Are You Experienced?

Because of the relative dearth of valuable treasure in my Swords & Wizardry ‘Ilmahal’ campaign setting, experience points are not awarded for treasure found (gold pieces, magic items, etc.).  Instead, experience points are awarded for opponents and obstacles overcome, missions completed, and clever playing (as outlined below).

1.     Experience points are awarded for foes overcome, whether slain, subdued, fooled, dealt with diplomatically, or whatever.  (If characters unnecessarily fight non-player characters or monsters, experience point awards are reduced or even eliminated.)  The amount awarded = 100 x HD + bonuses for special abilities (d4 HD creatures = 50 exp; d6 HD = 80 exp).  ‘Challenges’ overcome without combat are assigned a ‘hit dice equivalent’ by the Game Master.

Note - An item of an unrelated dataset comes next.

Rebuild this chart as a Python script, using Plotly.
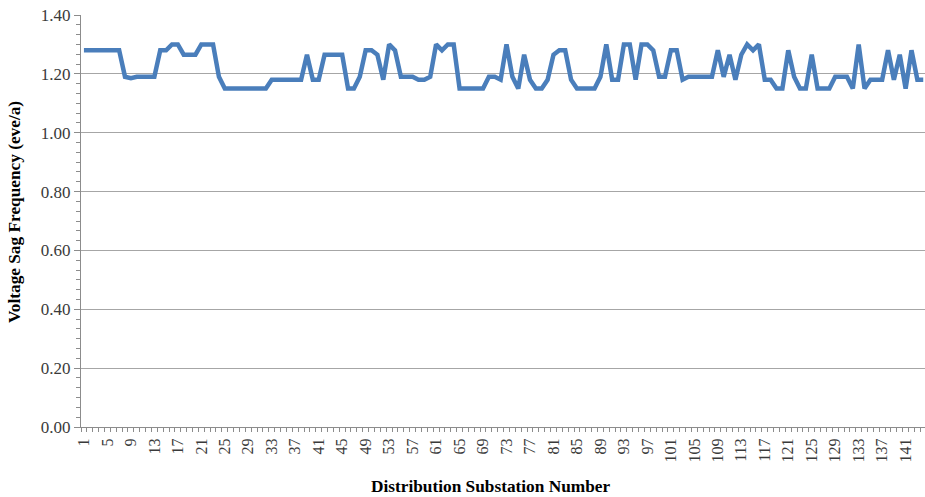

2.     Experience points should also be awarded for traps, tricks, and other life-threatening obstacles overcome.  In general, 50-1000 experience points should be awarded, depending on the difficulty of the obstacle in question (a rough guide is 100 x average character level).

3.     Finally, experience points are awarded for missions completed (typically 200 x Party Average Level).

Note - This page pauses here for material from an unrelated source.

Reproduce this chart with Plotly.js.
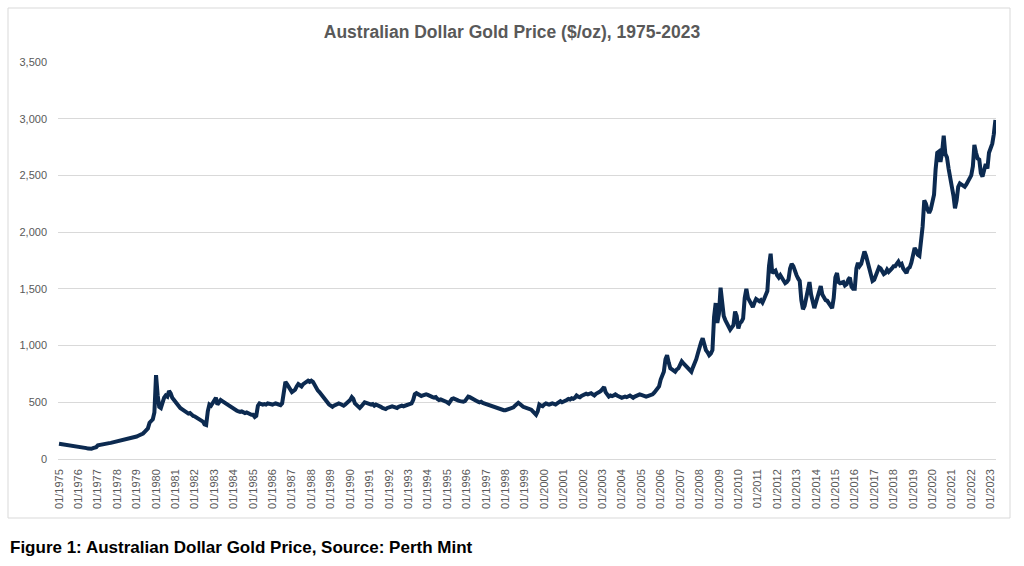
<!DOCTYPE html>
<html>
<head>
<meta charset="utf-8">
<script src="https://cdn.plot.ly/plotly-3.0.1.min.js"></script>
<style>
  html, body { margin: 0; padding: 0; background: #ffffff; }
  #chart { width: 1024px; height: 566px; }
</style>
</head>
<body>
<div id="chart"></div>
<script>
// monthly A$ gold price, Jan 1975 .. Apr 2023
const START_YEAR = 1975;
const prices = [
  // 1975
  135, 133, 132, 130, 128, 127, 125, 122, 118, 115, 113, 112,
  // 1976
  110, 108, 106, 104, 100, 96, 92, 88, 90, 96, 100, 104,
  // 1977
  120, 124, 128, 130, 134, 136, 138, 140, 142, 145, 148, 152,
  // 1978
  155, 158, 160, 163, 166, 168, 172, 176, 182, 188, 190, 195,
  // 1979
  198, 205, 210, 215, 225, 240, 255, 270, 320, 340, 350, 410,
  // 1980
  740, 560, 460, 450, 500, 540, 560, 550, 600, 580, 540, 520,
  // 1981
  500, 480, 470, 450, 440, 430, 420, 410, 400, 405, 390, 380,
  // 1982
  375, 365, 355, 345, 340, 330, 305, 300, 420, 480, 470, 495,
  // 1983
  520, 540, 480, 500, 520, 510, 500, 490, 480, 470, 460, 455,
  // 1984
  440, 430, 425, 420, 415, 420, 410, 405, 410, 400, 395, 390,
  // 1985
  390, 370, 380, 470, 490, 485, 480, 485, 480, 490, 485, 480,
  // 1986
  480, 485, 490, 485, 480, 475, 490, 580, 680, 660, 630, 610,
  // 1987
  590, 600, 610, 640, 660, 650, 640, 660, 670, 680, 690, 680,
  // 1988
  690, 680, 650, 620, 605, 590, 570, 550, 530, 515, 500, 480,
  // 1989
  470, 460, 470, 475, 480, 490, 485, 475, 470, 480, 495, 500,
  // 1990
  520, 545, 530, 490, 480, 460, 450, 465, 480, 500, 495, 490,
  // 1991
  490, 480, 485, 470, 480, 475, 465, 460, 450, 445, 440, 450,
  // 1992
  455, 460, 465, 460, 455, 450, 460, 465, 470, 465, 470, 475,
  // 1993
  480, 485, 490, 520, 570, 580, 570, 560, 555, 560, 565, 570,
  // 1994
  565, 555, 550, 545, 540, 545, 530, 520, 525, 520, 515, 510,
  // 1995
  500, 490, 510, 530, 535, 525, 520, 515, 510, 505, 505, 510,
  // 1996
  530, 550, 545, 535, 530, 520, 510, 505, 500, 505, 495, 490,
  // 1997
  480, 475, 470, 465, 460, 455, 450, 450, 445, 440, 435, 430,
  // 1998
  430, 435, 440, 445, 450, 455, 470, 490, 495, 485, 470, 460,
  // 1999
  455, 450, 445, 440, 435, 420, 400, 390, 420, 480, 470, 465,
  // 2000
  480, 490, 485, 480, 485, 490, 485, 480, 490, 500, 510, 500,
  // 2001
  505, 510, 520, 530, 525, 535, 530, 540, 560, 550, 545, 555,
  // 2002
  560, 570, 575, 570, 575, 580, 570, 560, 575, 580, 590, 600,
  // 2003
  620, 635, 590, 560, 550, 560, 555, 560, 570, 560, 550, 545,
  // 2004
  540, 545, 550, 545, 555, 560, 550, 540, 550, 560, 565, 570,
  // 2005
  565, 560, 555, 550, 555, 560, 565, 570, 585, 600, 620, 640,
  // 2006
  700, 740, 770, 880, 915, 850, 800, 790, 780, 770, 790, 800,
  // 2007
  830, 860, 845, 830, 820, 810, 790, 770, 810, 840, 880, 930,
  // 2008
  990, 1030, 1065, 1010, 960, 940, 915, 930, 960, 1250, 1375, 1200,
  // 2009
  1280, 1510, 1400, 1260, 1225, 1190, 1160, 1140, 1160, 1180, 1300, 1260,
  // 2010
  1150, 1200, 1210, 1240, 1420, 1500, 1420, 1390, 1360, 1340, 1380, 1410,
  // 2011
  1400, 1390, 1400, 1380, 1410, 1440, 1480, 1700, 1810, 1640, 1650, 1660,
  // 2012
  1620, 1600, 1620, 1590, 1560, 1550, 1560, 1580, 1680, 1720, 1700, 1650,
  // 2013
  1620, 1590, 1570, 1400, 1320, 1350, 1430, 1520, 1560, 1450, 1390, 1330,
  // 2014
  1380, 1440, 1480, 1525, 1450, 1420, 1400, 1395, 1370, 1360, 1330, 1420,
  // 2015
  1600, 1640, 1560, 1550, 1560, 1560, 1530, 1540, 1580, 1600, 1520, 1500,
  // 2016
  1500, 1680, 1730, 1700, 1720, 1770, 1830, 1790, 1740, 1680, 1620, 1570,
  // 2017
  1580, 1620, 1640, 1690, 1680, 1660, 1630, 1640, 1670, 1650, 1660, 1680,
  // 2018
  1700, 1700, 1720, 1740, 1710, 1720, 1680, 1650, 1640, 1680, 1690, 1730,
  // 2019
  1800, 1860, 1840, 1800, 1790, 1920, 2050, 2280, 2250, 2200, 2170, 2200,
  // 2020
  2250, 2330, 2550, 2700, 2710, 2620, 2700, 2850, 2690, 2660, 2560, 2500,
  // 2021
  2400, 2320, 2210, 2280, 2400, 2430, 2420, 2410, 2400, 2420, 2450, 2490,
  // 2022
  2500, 2580, 2770, 2700, 2650, 2640, 2520, 2490, 2560, 2600, 2560, 2700,
  // 2023
  2740, 2780, 2860, 2990
];

const dates = prices.map((_, i) => {
  const y = START_YEAR + Math.floor(i / 12);
  const m = (i % 12) + 1;
  return `${y}-${String(m).padStart(2, '0')}-01`;
});

const COLORS = {
  line: '#0c2a50',
  grid: '#d9d9d9',
  text: '#595959',
  border: '#d9d9d9'
};

const W = 1024, H = 566;
const M = { l: 58, r: 28, t: 62, b: 107 };
const plotW = W - M.l - M.r;
const plotH = H - M.t - M.b;
const px = (x) => (x - M.l) / plotW;
const py = (y) => (H - M.b - y) / plotH;

const traces = [{
  x: dates,
  y: prices,
  type: 'scatter',
  mode: 'lines',
  line: { color: COLORS.line, width: 4 },
  hoverinfo: 'x+y'
}];

const layout = {
  width: W,
  height: H,
  margin: M,
  paper_bgcolor: '#ffffff',
  plot_bgcolor: '#ffffff',
  showlegend: false,
  font: { family: 'Liberation Sans, Arial, sans-serif', size: 11, color: COLORS.text },
  title: {
    text: '<b>Australian Dollar Gold Price ($/oz), 1975-2023</b>',
    font: { family: 'Liberation Sans Narrow, Arial Narrow, Liberation Sans, sans-serif', size: 17.5, color: COLORS.text },
    x: 0.5,
    xref: 'container',
    xanchor: 'center',
    y: 1 - 32 / H,
    yref: 'container',
    yanchor: 'middle'
  },
  xaxis: {
    type: 'date',
    range: ['1974-12-13', '2023-04-12'],
    tick0: '1975-01-01',
    dtick: 'M12',
    tickformat: '%m/%Y',
    tickangle: -90,
    showgrid: false,
    zeroline: false,
    showline: false,
    ticks: '',
    ticklen: 0,
    ticklabelstandoff: 7,
    tickfont: { size: 11, color: COLORS.text }
  },
  yaxis: {
    range: [0, 3500],
    dtick: 500,
    tickformat: ',d',
    gridcolor: COLORS.grid,
    gridwidth: 1,
    zeroline: true,
    zerolinecolor: COLORS.grid,
    zerolinewidth: 1,
    showline: false,
    ticks: '',
    ticklabelstandoff: 10,
    tickfont: { size: 11, color: COLORS.text }
  },
  shapes: [{
    type: 'rect',
    xref: 'paper',
    yref: 'paper',
    x0: px(8),
    x1: px(1010),
    y0: py(518),
    y1: py(8),
    line: { color: COLORS.border, width: 1 },
    fillcolor: 'rgba(0,0,0,0)',
    layer: 'below'
  }],
  annotations: [{
    text: '<b>Figure 1: Australian Dollar Gold Price, Source: Perth Mint</b>',
    xref: 'paper',
    yref: 'paper',
    x: px(8),
    y: py(547),
    xanchor: 'left',
    yanchor: 'middle',
    showarrow: false,
    font: { family: 'Liberation Sans, Arial, sans-serif', size: 17, color: '#000000' }
  }]
};

const config = { displayModeBar: false, responsive: false };

Plotly.newPlot('chart', traces, layout, config);
</script>
</body>
</html>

The above awards are totalled and divided amongst all characters at the end of an adventure.  The Game Master may also provide individual experience awards for clever thinking, good ideas, etc.  Such awards normally should not exceed 100 x character level.

5 comments:

  1. I've never (30+ years never) awarded XP for gold or treasure found. It never made sense to me.

    "I found this magic sword on the floor. My word! I learned so much about being a Druid just now!"

    That's ridiculous. Besides, you often get points for defeating enemies which the items you find will help you do better and faster anyway.

    I have a list of things I award XP for including (but not limited to) furthering the plot, furthering your own subploy/backstory, defeating enemies creatively, doing or saying something that entertained the group, solving a riddle or puzzle, creative use of an item, spell or ability, etc.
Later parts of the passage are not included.